Alexander e Jeffrey têm 30 anos e vivem juntos há 10 em Minneapolis, Minnesota. Quando disseram que queriam se casar, suas famílias começaram a se intrometer nos preparativos. Ficaram preocupados, pararam tudo, tiraram férias e ficaram em Las Vegas com os amigos Judith e Eric, que moram em Santa Cruz, na Califórnia. Nem sequer sabiam se era legal o casamento em Nevada, procuraram no Google ao chegar. Na sexta-feira passada, durante o jantar, os amigos lhes disseram que no dia seguinte se casariam e que seriam as testemunhas e os únicos convidados. Não disseram nada à família, nem pensam fazê-lo. Acabarão sabendo. “Quando passar o aborrecimento”, farão uma festa em Minneapolis.
Minnesota é um dos 35 estados onde é totalmente legal o casamento homossexual. A razão pela qual Alexander e Jeffrey preferiram Las Vegas dá uma ideia do que a cidade oferece aos casais gays: exatamente o mesmo que as demais. A possibilidade de obter uma autorização de casamento rápido e uma cerimônia à la carte com qualquer orçamento, tudo em poucas horas. Mais as infinitas opções para comemorar. “A marca de Las Vegas é a liberdade adulta, cada um decide o que isso significa para si mesmo”, define Heidi Hayes, porta-voz da autoridade de turismo da cidade. Nesse sentido, a cidade que vive da farra e onde o turismo gay se via restrito a determinados hotéis e clubes, agora não é um destino gay. A normalidade consiste em que pela primeira vez é um destino turístico para todos.

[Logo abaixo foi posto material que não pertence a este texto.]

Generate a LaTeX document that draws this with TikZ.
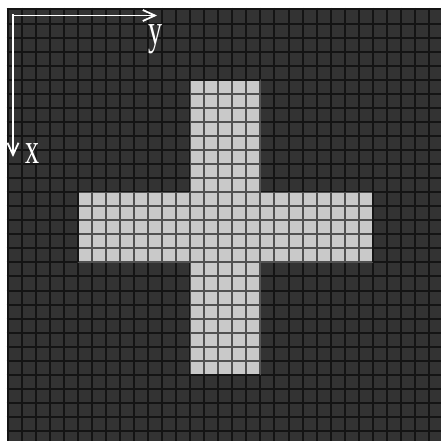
\documentclass[tikz,border=0pt]{standalone}
\usepackage{fontspec}
\setmainfont{Liberation Serif}
\usetikzlibrary{arrows.meta}
\definecolor{cellDark}{HTML}{333333}
\definecolor{cellLight}{HTML}{C9C9C9}
\definecolor{lineDark}{HTML}{141414}
\definecolor{lineLight}{HTML}{505050}

\begin{document}
\begin{tikzpicture}[
  x=1pt,
  y=-1pt,
  gridline/.style={line width=2pt},
  axis/.style={draw=white,line width=1.8pt,shorten <=-1pt,
    -{Straight Barb[length=12pt,width=11pt,line width=1.8pt]}},
  axislabel/.style={text=white,inner sep=0pt,font=\fontsize{28}{28}\selectfont}
]
\useasboundingbox[fill=white] (0,0) rectangle (441,441);
\def\cell{14.05}
\def\gridlines{%
  \foreach \k in {0,...,31} {
    \draw[gridline] ({7.5+\k*\cell},8) -- ({7.5+\k*\cell},441);
    \draw[gridline] (6.5,{9.5+\k*\cell}) -- (441,{9.5+\k*\cell});
  }}

% dark field
\begin{scope}
  \clip (6.5,8) rectangle (441,441);
  \fill[cellDark] (6.5,8) rectangle (441,441);
  \begin{scope}[lineDark]
    \gridlines
  \end{scope}
\end{scope}

% light cross
\begin{scope}
  \clip ({7.5+13*\cell},{9.5+5*\cell}) rectangle ({7.5+18*\cell},{9.5+26*\cell})
        ({7.5+5*\cell},{9.5+13*\cell}) rectangle ({7.5+26*\cell},{9.5+18*\cell});
  \fill[cellLight] (0,0) rectangle (441,441);
  \begin{scope}[lineLight]
    \gridlines
  \end{scope}
\end{scope}
\draw[gridline,lineDark] ({7.5+13*\cell},{9.5+5*\cell}) -- ({7.5+18*\cell},{9.5+5*\cell})
  ({7.5+13*\cell},{9.5+26*\cell}) -- ({7.5+18*\cell},{9.5+26*\cell})
  ({7.5+5*\cell},{9.5+13*\cell}) -- ({7.5+5*\cell},{9.5+18*\cell})
  ({7.5+26*\cell},{9.5+13*\cell}) -- ({7.5+26*\cell},{9.5+18*\cell});

% axes
\coordinate (origin) at (13,15.5);
\coordinate (yend) at (157,15.5);
\coordinate (xend) at (13,157);
\draw[axis] (origin) -- (yend);
\draw[axis] (origin) -- (xend);
\node[axislabel] (ylabel) at (155,39) {\scalebox{1}[1.55]{y}};
\node[axislabel] (xlabel) at (32,154) {\scalebox{1}[1.55]{x}};

\end{tikzpicture}
\end{document}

Da legalização, em 9 de outubro, até o dia 7 de janeiro Las Vegas deu 19.460 autorizações, 1.000 delas (5%) a casais do mesmo sexo, mais de 300 por mês
Terrel Wilsey, agente turístico e membro da associação de comerciantes LGTB da cidade, Lambda, explica que economicamente Las Vegas não viu um boom de casamentos gays porque chegou tarde à festa. “O que Las Vegas oferece é que aqui você pode fazer coisas que em outros lugares não pode”. E o principal servidor de turistas da cidade, Califórnia, legalizou os casamentos em 2008. Wilsey teve de se casar no Estado de Washington, com a pessoa com quem vivia há 37 anos. Ele está convencido de que se a Suprema Corte não decidir de uma vez por todas nos próximos meses, os republicanos de Nevada tratarão de reverter a situação.
Por surpreendente que seja tendo em vista os precedentes, legalmente o casamento gay pode voltar a ser proibido. Se a Suprema Corte insistir em se declarar incompetente para julgar o fundo da questão, ou disser que a proibição dos Estados é constitucional, o conservadorismo cristão pode ter a sua revanche. Mas o que é irreversível é a normalidade com a que uma maioria nos EUA o aceita, inclusive em sociedades como Las Vegas, uma cidade até recentemente muito heterossexual, para a qual “seria uma decepção intelectual mais do que econômica”, diz Wilsey. Em apenas cinco meses, os casamentos homossexuais já são parte de Las Vegas e são celebrados pelo Rei em pessoa. O que Elvis uniu, que a Corte Suprema não separe.